Linking Multiple Stressors to Adverse Ecological Responses Across Watersheds
PI: Mark Servos, University of Waterloo
Co-I's: Wayne Parker; Paul Craig, University of Waterloo
The project will support improved monitoring and risk assessment programmes through the development of models and tools that can be employed to predict the impacts of contaminants related to changing urban environments and climate on aquatic ecosystems. This work will focus on creating and applying knowledge necessary for predicting and interpreting the impacts of urbanization (e.g. wastewater, storm water, population growth) in the context of variability (natural and anthropogenic) at the watershed scale. This will form the foundation for building frameworks for consideration of multiple stressors that are a major challenge for watershed management, especially in the face of global environmental change.
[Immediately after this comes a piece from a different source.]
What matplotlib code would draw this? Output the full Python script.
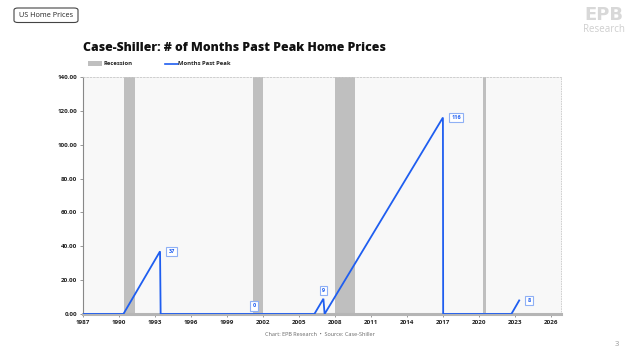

The integration of contaminant fate modelling (including hydrologic variability) with measured biological outcomes has rarely been done, especially in the context of evaluating multiple stressors and natural variability at the watershed scale. This is partly due to the need to have site specific information as well as the need for an intra-disciplinary approach (e.g. environmental chemistry, biology, engineering, etc.). The proposed project will contribute to this rapidly emerging area of research related to predicting exposure and effects of contaminants in watersheds and supporting the development of approaches for improved environmental assessments and remediation. The project will use a well-developed case study to build on past and current efforts to measure and model contaminants and their impacts in the Grand River watershed (a major focus of GWF), to validate models and then extend them towards other watersheds and conditions nationally. With major wastewater infrastructure investments being made in this watershed to improve water quality it is an ideal opportunity to explore how ecosystems change in response to remedial actions. This prior work has generated a unique data set spanning over more than a decade that has included sampling of effluent, waters (e.g. chemistry) and biological responses in a sentinel fish species (e.g. effects) across the watershed. It has characterized site specific and cumulative exposure and effects in fish across several levels of biological organization (genes to populations) and included numerous reference sites.
An exposure and effects model will be built and tested using this unique data set as the basis to predict spatial and temporal changes. This will contribute to building adverse outcome pathways for contaminants and complex mixtures that are currently not well developed. The current predictive exposure and effects models are currently not well linked or validated with actual field based observations. The proposed project will focus initially on well-documented endpoints (e.g. estrogenicity) but will also extend to new chemicals and biological endpoints (e.g. metabolism, epigenetics) that may become important tools for assessing change in the near future. The long term goal is to provide a robust multi-stressor modelling platform that could be transferable to other watersheds across Canada.